One Woman's Midlife Crisis...

This blog was created in order to share my experience of venturing through insanity and further into the outdoor adventures of backpacking, cycling and general merriment and well-being. First task at hand? Training for the Wine Country Century and AIDS Lifecycle.

Monday, March 15, 2010

Back in the Saddle, Revisited...

My bronchial feelers are mostly better, I've discovered, and I am thrilled to be crawling out of yet another 2+ week long chest cold that has held me hostage and away from my bike for weeks on end. That said, I've discovered some things about myself, my time and my motivation and fears around riding this bike.


First, there is nothing more irritating than feeling an increase in energy that coincides with the rising temperatures outside and planning a lovely ride that falls through at the last minute. Several times in the last few rainy/sunny weeks, my new-found love for saddling up on my two-wheeled wonder has been pushed to the back burner because of the cold hard realities of motherhood. I'd rush home after depositing my kids at school, fill my water bottles and stretch my shiny spandex pants up over my pasty white thighs only to have the school call, asking me to pick up a little sick kid. Frustration, I am embarrassed to admit, tends to overshadow the love and compassion I should have for my kids in these moments. I feel like I am falling behind on my training- I feel like I can't meet my goals and fall short in my motherly love during my drive to school. It is hard to shake, that feeling of annoyance, but I let it humble me as it does in most situations I am presented with as a single mom.

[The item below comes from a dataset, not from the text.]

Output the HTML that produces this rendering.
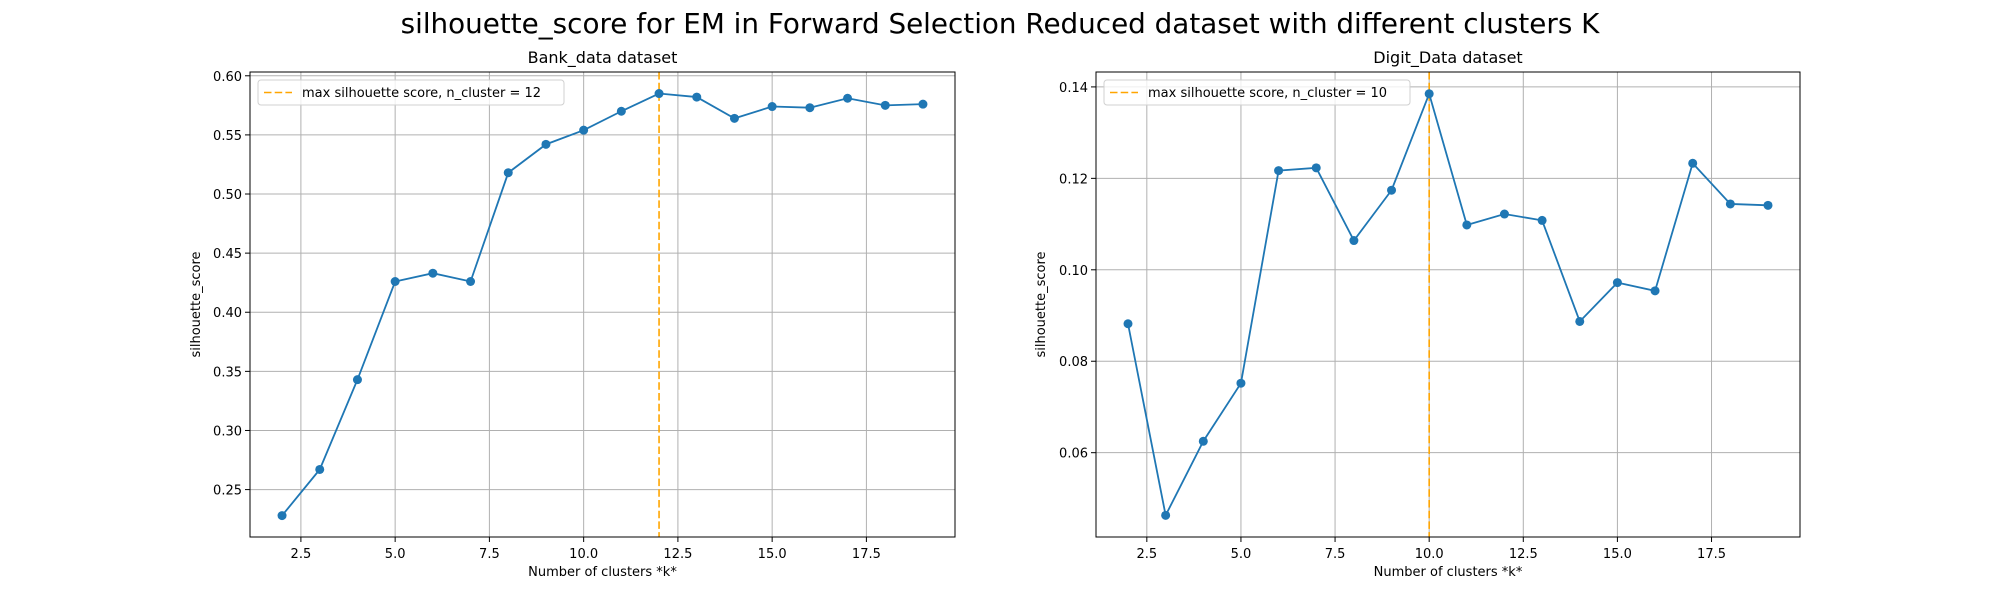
<!DOCTYPE html>
<html><head><meta charset="utf-8"><style>
html,body{margin:0;padding:0;background:#fff;}
svg{display:block;font-family:"DejaVu Sans","Liberation Sans",sans-serif;}
</style></head><body>
<svg id="fig" width="2000" height="600" viewBox="0 0 2000 600" xmlns="http://www.w3.org/2000/svg">
<text x="1000" y="33" font-size="27.8" text-anchor="middle" fill="#000">silhouette_score for EM in Forward Selection Reduced dataset with different clusters K</text>
</svg>
<script>
const ks = [2,3,4,5,6,7,8,9,10,11,12,13,14,15,16,17,18,19];
const bankScores = [0.228,0.267,0.343,0.426,0.433,0.426,0.518,0.542,0.554,0.570,0.585,0.582,0.564,0.574,0.573,0.581,0.575,0.576];
const digitScores = [0.0882,0.0463,0.0625,0.0752,0.1217,0.1223,0.1064,0.1174,0.1385,0.1098,0.1122,0.1108,0.0887,0.0972,0.0954,0.1233,0.1144,0.1141];
const xTicks = [2.5,5.0,7.5,10.0,12.5,15.0,17.5];
const bankYTicks = [0.25,0.30,0.35,0.40,0.45,0.50,0.55,0.60];
const digitYTicks = [0.06,0.08,0.10,0.12,0.14];
const bankBest = 12, digitBest = 10;

const NS="http://www.w3.org/2000/svg";
const svg=document.getElementById('fig');
function mk(tag,attrs,parent){const e=document.createElementNS(NS,tag);for(const k in attrs)e.setAttribute(k,attrs[k]);(parent||svg).appendChild(e);return e;}

function panel(opts){
  const {L,R,T,B,ymin,ymax,yTicks,yDec,vals,best,title,key}=opts;
  const xmin=1.15,xmax=19.85;
  const sx=v=>L+(v-xmin)/(xmax-xmin)*(R-L);
  const sy=v=>B-(v-ymin)/(ymax-ymin)*(B-T);
  const g=mk('g',{});
  
  
  xTicks.forEach(t=>{
    const l=mk('line',{x1:sx(t),x2:sx(t),y1:T,y2:B,stroke:'#b0b0b0','stroke-width':1},g);
    
    
    mk('line',{x1:sx(t),x2:sx(t),y1:B,y2:B+5,stroke:'#000','stroke-width':1},g);
    const tx=mk('text',{x:sx(t),y:B+21,'font-size':13,'text-anchor':'middle'},g);
    tx.textContent=t.toFixed(1);
    
    
  });
  yTicks.forEach(t=>{
    const l=mk('line',{x1:L,x2:R,y1:sy(t),y2:sy(t),stroke:'#b0b0b0','stroke-width':1},g);
    
    
    mk('line',{x1:L-5,x2:L,y1:sy(t),y2:sy(t),stroke:'#000','stroke-width':1},g);
    const tx=mk('text',{x:L-8,y:sy(t)+5,'font-size':13,'text-anchor':'end'},g);
    tx.textContent=t.toFixed(yDec);
    
    
  });
  const vl=mk('line',{x1:sx(best),x2:sx(best),y1:T,y2:B,stroke:'#ffa500','stroke-width':1.6,'stroke-dasharray':'7.5,3.2'},g);
  
  
  const pts=ks.map((k,i)=>sx(k)+','+sy(vals[i])).join(' ');
  const pl=mk('polyline',{points:pts,fill:'none',stroke:'#1f77b4','stroke-width':1.8},g);
  
  
  ks.forEach((k,i)=>{
    const c=mk('circle',{cx:sx(k),cy:sy(vals[i]),r:4.5,fill:'#1f77b4'},g);
    
    
  });
  const fr=mk('rect',{x:L,y:T,width:R-L,height:B-T,fill:'none',stroke:'#000','stroke-width':1},g);
  
  
  const tt=mk('text',{x:(L+R)/2,y:63,'font-size':16,'text-anchor':'middle'},g);
  tt.textContent=title;
  
  
  const xl=mk('text',{x:(L+R)/2,y:576,'font-size':13,'text-anchor':'middle'},g);
  xl.textContent='Number of clusters *k*';
  
  
  const yx=opts.ylabX;
  const yl=mk('text',{x:yx,y:(T+B)/2,'font-size':13,'text-anchor':'middle',transform:`rotate(-90 ${yx} ${(T+B)/2})`},g);
  yl.textContent='silhouette_score';
  
  
  const lg=mk('g',{},g);
  
  
  mk('rect',{x:L+8,y:80,width:306,height:25,rx:3,fill:'#fff','fill-opacity':0.8,stroke:'#d0d0d0'},lg);
  mk('line',{x1:L+14,x2:L+42,y1:92.5,y2:92.5,stroke:'#ffa500','stroke-width':1.6,'stroke-dasharray':'7.5,3.2'},lg);
  const lt=mk('text',{x:L+52,y:97,'font-size':13},lg);
  lt.textContent='max silhouette score, n_cluster = '+best;
}
panel({L:250,R:955,T:72,B:537,ymin:0.2099,ymax:0.6032,yTicks:bankYTicks,yDec:2,vals:bankScores,best:bankBest,title:'Bank_data dataset',key:'bank',ylabX:200});
panel({L:1096,R:1800,T:72,B:537,ymin:0.04156,ymax:0.14326,yTicks:digitYTicks,yDec:2,vals:digitScores,best:digitBest,title:'Digit_Data dataset',key:'digit',ylabX:1045});
</script>
</body></html>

Next, the bike has brought some interesting situations into perspective. Both with relationships I have with the people in my life and the relationship I have with myself. On the days that I am sick or slowly recovering from my recurring health bullshit, he sits there, propped against my bookshelves, daunting me like an old vindictive lover- reminding me that I am getting older, that my body can't and won't bounce back as easily as I would like. I want to shove it in the closet, but instead torture myself with never-ending staring contests that it inevitably wins. I tell it to fuck off, that it is an asshole and that "someday soon, I'll show you, mother fucker". I fall into self-pity and start rationalizing this unspoken dysfunctional behavior. I consider throwing in the towel and walking away. Then, just when I am moments away from accepting my fate, my defeat, I start to breath again, apologize for my harsh words and take my two-wheeled wonder out for a spin. Then I love him again. He helps me clear my mind of self-loathing, helps me process my doubts and insecurities about my life's direction and my ability to give into the passion, sweetness and sincerity that I have found with a new lover. He reminds me that I am strong, a survivor- complete with an almost audible "Eye of the Tiger" playing on loops in the back of my mind. He brings out my confidence, makes me laugh and reminds me that I have two legs and recovering lungs that can take me anywhere I set my worrisome little mind to.

This bike has also surprisingly revived an old friendship with my ex-husband. For years, we had nothing to discuss other than the logistics of child-sharing. Now, we compare routes and tires and tips on calorie-boosting and touring. My daughters look on, amused by the conversations and likely in awe of how smooth our transition has been from tense, feuding exes to casual friends with something finally in common.

So I've been back out on the open road quite regularly again. Often, I am alone, riding against annoying headwinds, working through various scenarios and past hurts in my head. Other times, I am riding with friends, through winding, climbing Sonoma County hillsides speckled with wild mustard and chirping birds. I am gaining confidence, speed and endurance and hating myself a little less with every ride.